◆ **OBJECTIVE**
Please, without the pictures, retype exactly the lines from the start of the material through the line that holds "2760, 2820, 2720, 2645]".

◆ **PROVIDED DATA**
********
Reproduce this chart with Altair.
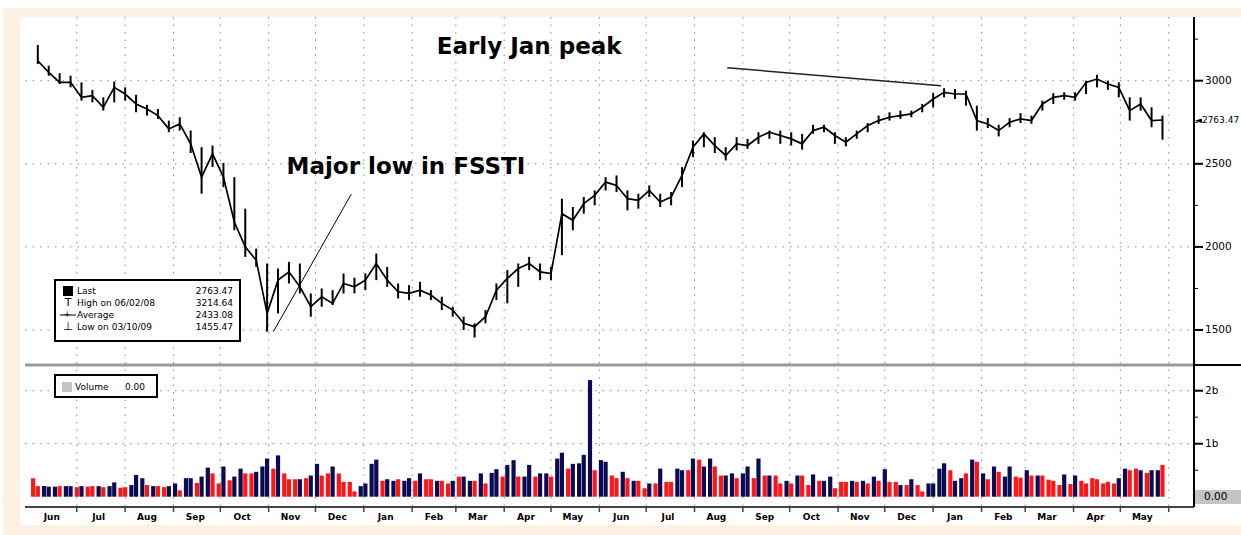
import altair as alt
import pandas as pd

# ---------------- data ----------------
week_ends = pd.date_range("2008-06-06", periods=104, freq="7D")

close = [3120, 3050, 2990, 2990, 2900, 2910, 2840, 2960, 2920, 2860,
         2830, 2790, 2710, 2740, 2620, 2420, 2560, 2420, 2150, 2000,
         1920, 1600, 1800, 1850, 1760, 1640, 1700, 1660, 1780, 1760,
         1800, 1900, 1800, 1730, 1720, 1740, 1710, 1660, 1620, 1540,
         1520, 1580, 1740, 1810, 1870, 1900, 1850, 1840, 2200, 2160,
         2260, 2310, 2390, 2370, 2290, 2280, 2340, 2270, 2300, 2430,
         2600, 2680, 2610, 2550, 2620, 2610, 2660, 2690, 2670, 2650,
         2620, 2700, 2720, 2670, 2630, 2680, 2730, 2760, 2780, 2790,
         2800, 2840, 2890, 2930, 2920, 2920, 2760, 2740, 2700, 2750,
         2770, 2760, 2860, 2900, 2910, 2900, 2990, 3010, 2980, 2960,
         2820, 2860, 2760, 2763.47]
high = [3215, 3090, 3045, 3030, 2990, 2945, 2900, 2995, 2960, 2915,
        2855, 2830, 2760, 2780, 2700, 2600, 2610, 2505, 2420, 2230,
        1990, 1900, 1870, 1910, 1900, 1720, 1750, 1740, 1840, 1815,
        1840, 1960, 1880, 1780, 1770, 1790, 1740, 1700, 1640, 1580,
        1540, 1620, 1780, 1860, 1900, 1940, 1900, 1880, 2290, 2240,
        2300, 2340, 2420, 2430, 2340, 2320, 2370, 2320, 2330, 2480,
        2640, 2690, 2660, 2600, 2660, 2650, 2690, 2700, 2700, 2690,
        2680, 2735, 2735, 2690, 2660, 2700, 2745, 2790, 2810, 2820,
        2820, 2860, 2925, 2955, 2950, 2940, 2850, 2775, 2735, 2775,
        2805, 2790, 2880, 2925, 2930, 2930, 3000, 3035, 3000, 2990,
        2900, 2900, 2840, 2790]
low = [3100, 3030, 2980, 2960, 2880, 2870, 2820, 2870, 2880, 2810,
       2790, 2770, 2690, 2700, 2565, 2320, 2480, 2360, 2100, 1940,
       1880, 1490, 1600, 1780, 1720, 1580, 1640, 1650, 1720, 1720,
       1740, 1800, 1760, 1690, 1680, 1700, 1680, 1620, 1580, 1500,
       1455, 1540, 1680, 1660, 1760, 1860, 1800, 1800, 1950, 2100,
       2200, 2250, 2340, 2330, 2220, 2230, 2300, 2240, 2250, 2360,
       2540, 2600, 2565, 2520, 2580, 2590, 2620, 2650, 2620, 2610,
       2585, 2680, 2690, 2620, 2605, 2650, 2690, 2740, 2760, 2770,
       2780, 2810, 2840, 2900, 2890, 2850, 2700, 2715, 2665, 2720,
       2745, 2740, 2820, 2860, 2885, 2880, 2920, 2960, 2945, 2900,
       2760, 2820, 2720, 2645]

# volume (billions), two readings per week (Tue, Fri)
volume_b = [
    0.35, 0.20, 0.20, 0.19, 0.19, 0.20, 0.20, 0.20, 0.18, 0.20, 0.19, 0.20, 0.20, 0.18, 0.20, 0.27, 0.17, 0.18, 0.22, 0.41,
    0.35, 0.22, 0.20, 0.20, 0.18, 0.20, 0.25, 0.12, 0.35, 0.35, 0.26, 0.38, 0.55, 0.44, 0.25, 0.57, 0.31, 0.38, 0.53, 0.44,
    0.44, 0.47, 0.57, 0.72, 0.53, 0.78, 0.44, 0.33, 0.33, 0.33, 0.35, 0.40, 0.62, 0.40, 0.44, 0.57, 0.44, 0.28, 0.28, 0.10,
    0.20, 0.25, 0.62, 0.70, 0.30, 0.33, 0.30, 0.33, 0.30, 0.35, 0.30, 0.44, 0.33, 0.33, 0.30, 0.30, 0.25, 0.30, 0.38, 0.38,
    0.30, 0.30, 0.44, 0.25, 0.45, 0.52, 0.38, 0.60, 0.69, 0.38, 0.38, 0.60, 0.38, 0.44, 0.44, 0.38, 0.72, 0.83, 0.53, 0.62,
    0.63, 0.79, 2.20, 0.50, 0.69, 0.66, 0.40, 0.35, 0.47, 0.35, 0.30, 0.30, 0.16, 0.25, 0.25, 0.53, 0.28, 0.28, 0.53, 0.50,
    0.50, 0.72, 0.70, 0.57, 0.72, 0.57, 0.40, 0.40, 0.44, 0.35, 0.44, 0.57, 0.35, 0.72, 0.40, 0.40, 0.40, 0.25, 0.30, 0.25,
    0.40, 0.40, 0.22, 0.42, 0.30, 0.30, 0.38, 0.16, 0.28, 0.28, 0.30, 0.28, 0.30, 0.25, 0.38, 0.30, 0.52, 0.28, 0.28, 0.22,
    0.22, 0.33, 0.22, 0.10, 0.25, 0.25, 0.53, 0.63, 0.50, 0.30, 0.35, 0.44, 0.70, 0.66, 0.44, 0.33, 0.57, 0.47, 0.38, 0.57,
    0.38, 0.36, 0.50, 0.40, 0.40, 0.40, 0.32, 0.30, 0.22, 0.42, 0.24, 0.40, 0.30, 0.25, 0.35, 0.33, 0.25, 0.28, 0.25, 0.35,
    0.53, 0.50, 0.53, 0.50, 0.45, 0.50, 0.50, 0.60,
]
# u = up day (navy), d = down day (red)
volume_dir = ("dd uu ud uu du dd ud uu dd uu "
              "ud ud du ud uu du ud du du ud "
              "du uu du dd du du ud du dd dd "
              "uu uu du ud uu du dd ud du du "
              "ud ud uu du ud uu du ud uu du "
              "uu ud uu dd ud ud du du dd uu "
              "du du ud du ud uu du du dd ud "
              "ud du du ud dd ud ud ud ud du "
              "du dd uu uu du ud ud ud ud uu "
              "dd ud ud dd du du dd dd dd du "
              "ud du du ud")

price_ticks = [1500, 2000, 2500, 3000]
price_minor = [1750, 2250, 2750, 3250]
vol_ticks = [1, 2]
vol_tick_labels = ["1b", "2b"]
vol_minor = [0.5, 1.5]
month_names = ["Jun", "Jul", "Aug", "Sep", "Oct", "Nov", "Dec", "Jan", "Feb", "Mar", "Apr", "May",
               "Jun", "Jul", "Aug", "Sep", "Oct", "Nov", "Dec", "Jan", "Feb", "Mar", "Apr", "May"]
last_value = 2763.47

legend_labels = ["Last", "High on 06/02/08", "Average", "Low on 03/10/09"]
legend_values = ["2763.47", "3214.64", "2433.08", "1455.47"]

# ---------------- frames ----------------
price_df = pd.DataFrame({"date": week_ends, "close": close, "high": high, "low": low})
vol_dates = []
for d in week_ends:
    vol_dates += [d - pd.Timedelta(days=3), d]
dirs = list(volume_dir.replace(" ", ""))
vol_df = pd.DataFrame({"date": vol_dates, "vol": volume_b, "dir": dirs})

month_starts = pd.date_range("2008-07-01", periods=24, freq="MS")
month_mid = pd.date_range("2008-06-01", periods=24, freq="MS") + pd.Timedelta(days=14)
grid_df = pd.DataFrame({"date": month_starts})
mlab_df = pd.DataFrame({"date": month_mid, "lab": month_names})

W, H = 1169, 490
xsc = alt.Scale(domain=[alt.DateTime(year=2008, month=6, date=1),
                        alt.DateTime(year=2010, month=6, date=14)])
psc = alt.Scale(domain=[435, 3383.3], zero=False, nice=False)
vsc = alt.Scale(domain=[-0.194, 9.051], zero=False, nice=False)

one = pd.DataFrame({"a": [0]})
FONT = "DejaVu Sans"
PEACH = "#FCF1E3"

def X(f="date"):
    return alt.X(f"{f}:T", scale=xsc, axis=None)

def YP(f):
    return alt.Y(f"{f}:Q", scale=psc, axis=None)

def YV(f):
    return alt.Y(f"{f}:Q", scale=vsc, axis=None)

def box(x1, x2, y1, y2, **kw):
    return alt.Chart(one).mark_rect(**kw).encode(
        x=alt.value(x1), x2=alt.value(x2), y=alt.value(y1), y2=alt.value(y2))

def hrule(x1, x2, y, **kw):
    return alt.Chart(one).mark_rule(**kw).encode(
        x=alt.value(x1), x2=alt.value(x2), y=alt.value(y))

layers = []
# frame
layers.append(box(-22, 1216, -9, 518, color=PEACH))
layers.append(box(-5, 1216, 0, 508, color="white"))

# grid
layers.append(alt.Chart(grid_df).mark_rule(color="#8a8a8a", strokeDash=[1.5, 6], strokeWidth=1).encode(
    x=X(), y=alt.value(0), y2=alt.value(H)))
layers.append(alt.Chart(pd.DataFrame({"p": price_ticks})).mark_rule(
    color="#8a8a8a", strokeDash=[1.5, 6], strokeWidth=1).encode(
    y=YP("p"), x=alt.value(0), x2=alt.value(W)))
layers.append(alt.Chart(pd.DataFrame({"v": vol_ticks})).mark_rule(
    color="#8a8a8a", strokeDash=[1.5, 6], strokeWidth=1).encode(
    y=YV("v"), x=alt.value(0), x2=alt.value(W)))

# volume bars
layers.append(alt.Chart(vol_df).mark_bar(size=4.2).encode(
    x=X(), y=YV("vol"), y2=alt.datum(0),
    color=alt.Color("dir:N", scale=alt.Scale(domain=["u", "d"], range=["#0B0B55", "#FF1515"]), legend=None)))

# price
layers.append(alt.Chart(price_df).mark_rule(color="black", strokeWidth=2).encode(
    x=X(), y=YP("low"), y2=alt.Y2("high:Q")))
layers.append(alt.Chart(price_df).mark_line(color="black", strokeWidth=1.7).encode(
    x=X(), y=YP("close")))

# annotation pointer lines
ann1 = pd.DataFrame({"date": [pd.Timestamp("2008-11-04"), pd.Timestamp("2008-12-24")], "p": [1490, 2318]})
ann2 = pd.DataFrame({"date": [pd.Timestamp("2009-08-22"), pd.Timestamp("2010-01-06")], "p": [3078, 2970]})
layers.append(alt.Chart(ann1).mark_line(color="black", strokeWidth=1).encode(x=X(), y=YP("p")))
layers.append(alt.Chart(ann2).mark_line(color="#222", strokeWidth=1.5).encode(x=X(), y=YP("p")))

# separators and axes lines
layers.append(hrule(0, W, 348, color="#9a9a9a", strokeWidth=3))
layers.append(hrule(W, 1216, 348, color="black", strokeWidth=2))
layers.append(hrule(0, W, H, color="#444", strokeWidth=2))
layers.append(alt.Chart(one).mark_rule(color="black", strokeWidth=2).encode(
    x=alt.value(W), y=alt.value(0), y2=alt.value(H)))

# month ticks + labels
layers.append(alt.Chart(grid_df).mark_rule(color="#444", strokeWidth=1.5).encode(
    x=X(), y=alt.value(H), y2=alt.value(H + 5)))
layers.append(alt.Chart(mlab_df).mark_text(font=FONT, fontSize=9, fontWeight="bold", color="black").encode(
    x=X(), y=alt.value(500), text="lab:N"))

# price axis ticks & labels
layers.append(alt.Chart(pd.DataFrame({"p": price_ticks})).mark_rule(color="black", strokeWidth=2).encode(
    y=YP("p"), x=alt.value(W), x2=alt.value(W + 9)))
layers.append(alt.Chart(pd.DataFrame({"p": price_minor})).mark_rule(color="black", strokeWidth=1).encode(
    y=YP("p"), x=alt.value(W), x2=alt.value(W + 4)))
layers.append(alt.Chart(pd.DataFrame({"p": price_ticks})).mark_text(
    font=FONT, fontSize=10.5, align="left", color="black").encode(
    y=YP("p"), x=alt.value(W + 11), text=alt.Text("p:Q", format="d")))
layers.append(alt.Chart(pd.DataFrame({"p": [last_value], "t": ["◄2763.47"]})).mark_text(
    font=FONT, fontSize=9, align="left", color="black").encode(
    y=YP("p"), x=alt.value(W + 1), text="t:N"))

# volume axis ticks & labels
layers.append(box(W + 1, 1216, 473, 487, color="#c4c4c4"))
layers.append(alt.Chart(pd.DataFrame({"v": vol_ticks})).mark_rule(color="black", strokeWidth=2).encode(
    y=YV("v"), x=alt.value(W), x2=alt.value(W + 9)))
layers.append(alt.Chart(pd.DataFrame({"v": vol_minor})).mark_rule(color="black", strokeWidth=1).encode(
    y=YV("v"), x=alt.value(W), x2=alt.value(W + 4)))
layers.append(alt.Chart(pd.DataFrame({"v": vol_ticks, "t": vol_tick_labels})).mark_text(
    font=FONT, fontSize=10.5, align="left", color="black").encode(
    y=YV("v"), x=alt.value(W + 11), text="t:N"))
layers.append(alt.Chart(pd.DataFrame({"v": [0], "t": ["0.00"]})).mark_text(
    font=FONT, fontSize=10.5, align="left", color="black").encode(
    y=YV("v"), x=alt.value(W + 10), text="t:N"))

# price legend box
layers.append(box(30, 215, 263, 324, fill="white", stroke="black", strokeWidth=2))
rows_y = [273.7, 285.7, 298, 310]
leg_df = pd.DataFrame({"lab": legend_labels, "val": legend_values, "yy": rows_y})
layers.append(alt.Chart(leg_df).mark_text(font=FONT, fontSize=9, align="left", color="black").encode(
    x=alt.value(52), y=alt.Y("yy:Q", scale=None), text="lab:N"))
layers.append(alt.Chart(leg_df).mark_text(font=FONT, fontSize=9, align="right", color="black").encode(
    x=alt.value(208), y=alt.Y("yy:Q", scale=None), text="val:N"))
layers.append(box(38, 48, 269, 279, color="black"))
layers.append(alt.Chart(one).mark_text(font=FONT, fontSize=11, color="black", text="T").encode(
    x=alt.value(43), y=alt.value(286)))
layers.append(alt.Chart(one).mark_text(font=FONT, fontSize=11, color="black", text="⊥").encode(
    x=alt.value(43), y=alt.value(310)))
layers.append(hrule(35, 51, 298, color="black", strokeWidth=1))
layers.append(alt.Chart(one).mark_text(font=FONT, fontSize=8, color="black", text="+").encode(
    x=alt.value(42), y=alt.value(298)))

# volume legend box
layers.append(box(30, 132, 358, 380, fill="white", stroke="black", strokeWidth=2))
layers.append(box(37, 47, 365, 375, color="#c4c4c4"))
layers.append(alt.Chart(one).mark_text(font=FONT, fontSize=9, align="left", color="black", text="Volume").encode(
    x=alt.value(50), y=alt.value(369.5)))
layers.append(alt.Chart(one).mark_text(font=FONT, fontSize=9, align="left", color="black", text="0.00").encode(
    x=alt.value(100), y=alt.value(369.5)))

# annotation texts
notes = pd.DataFrame({
    "date": [pd.Timestamp("2009-04-17"), pd.Timestamp("2009-01-28")],
    "p": [3203, 2481],
    "t": ["Early Jan peak", "Major low in FSSTI"],
})
layers.append(alt.Chart(notes).mark_text(font="DejaVu Sans", fontSize=23, fontWeight="bold",
                                         color="black", align="center", baseline="middle").encode(
    x=X(), y=YP("p"), text="t:N"))

chart = alt.layer(*layers).resolve_scale(y="independent").properties(
    width=W, height=H,
    autosize=alt.AutoSizeParams(type="none"),
    padding={"left": 25, "top": 17, "right": 47, "bottom": 28},
).configure(background="white").configure_view(stroke=None)

chart.save("out.html", embed_options={"renderer": "svg", "actions": False})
********
◆ **RESULT FOR THIS TASK**
Reproduce this chart with Altair.
import altair as alt
import pandas as pd

# ---------------- data ----------------
week_ends = pd.date_range("2008-06-06", periods=104, freq="7D")

close = [3120, 3050, 2990, 2990, 2900, 2910, 2840, 2960, 2920, 2860,
         2830, 2790, 2710, 2740, 2620, 2420, 2560, 2420, 2150, 2000,
         1920, 1600, 1800, 1850, 1760, 1640, 1700, 1660, 1780, 1760,
         1800, 1900, 1800, 1730, 1720, 1740, 1710, 1660, 1620, 1540,
         1520, 1580, 1740, 1810, 1870, 1900, 1850, 1840, 2200, 2160,
         2260, 2310, 2390, 2370, 2290, 2280, 2340, 2270, 2300, 2430,
         2600, 2680, 2610, 2550, 2620, 2610, 2660, 2690, 2670, 2650,
         2620, 2700, 2720, 2670, 2630, 2680, 2730, 2760, 2780, 2790,
         2800, 2840, 2890, 2930, 2920, 2920, 2760, 2740, 2700, 2750,
         2770, 2760, 2860, 2900, 2910, 2900, 2990, 3010, 2980, 2960,
         2820, 2860, 2760, 2763.47]
high = [3215, 3090, 3045, 3030, 2990, 2945, 2900, 2995, 2960, 2915,
        2855, 2830, 2760, 2780, 2700, 2600, 2610, 2505, 2420, 2230,
        1990, 1900, 1870, 1910, 1900, 1720, 1750, 1740, 1840, 1815,
        1840, 1960, 1880, 1780, 1770, 1790, 1740, 1700, 1640, 1580,
        1540, 1620, 1780, 1860, 1900, 1940, 1900, 1880, 2290, 2240,
        2300, 2340, 2420, 2430, 2340, 2320, 2370, 2320, 2330, 2480,
        2640, 2690, 2660, 2600, 2660, 2650, 2690, 2700, 2700, 2690,
        2680, 2735, 2735, 2690, 2660, 2700, 2745, 2790, 2810, 2820,
        2820, 2860, 2925, 2955, 2950, 2940, 2850, 2775, 2735, 2775,
        2805, 2790, 2880, 2925, 2930, 2930, 3000, 3035, 3000, 2990,
        2900, 2900, 2840, 2790]
low = [3100, 3030, 2980, 2960, 2880, 2870, 2820, 2870, 2880, 2810,
       2790, 2770, 2690, 2700, 2565, 2320, 2480, 2360, 2100, 1940,
       1880, 1490, 1600, 1780, 1720, 1580, 1640, 1650, 1720, 1720,
       1740, 1800, 1760, 1690, 1680, 1700, 1680, 1620, 1580, 1500,
       1455, 1540, 1680, 1660, 1760, 1860, 1800, 1800, 1950, 2100,
       2200, 2250, 2340, 2330, 2220, 2230, 2300, 2240, 2250, 2360,
       2540, 2600, 2565, 2520, 2580, 2590, 2620, 2650, 2620, 2610,
       2585, 2680, 2690, 2620, 2605, 2650, 2690, 2740, 2760, 2770,
       2780, 2810, 2840, 2900, 2890, 2850, 2700, 2715, 2665, 2720,
       2745, 2740, 2820, 2860, 2885, 2880, 2920, 2960, 2945, 2900,
       2760, 2820, 2720, 2645]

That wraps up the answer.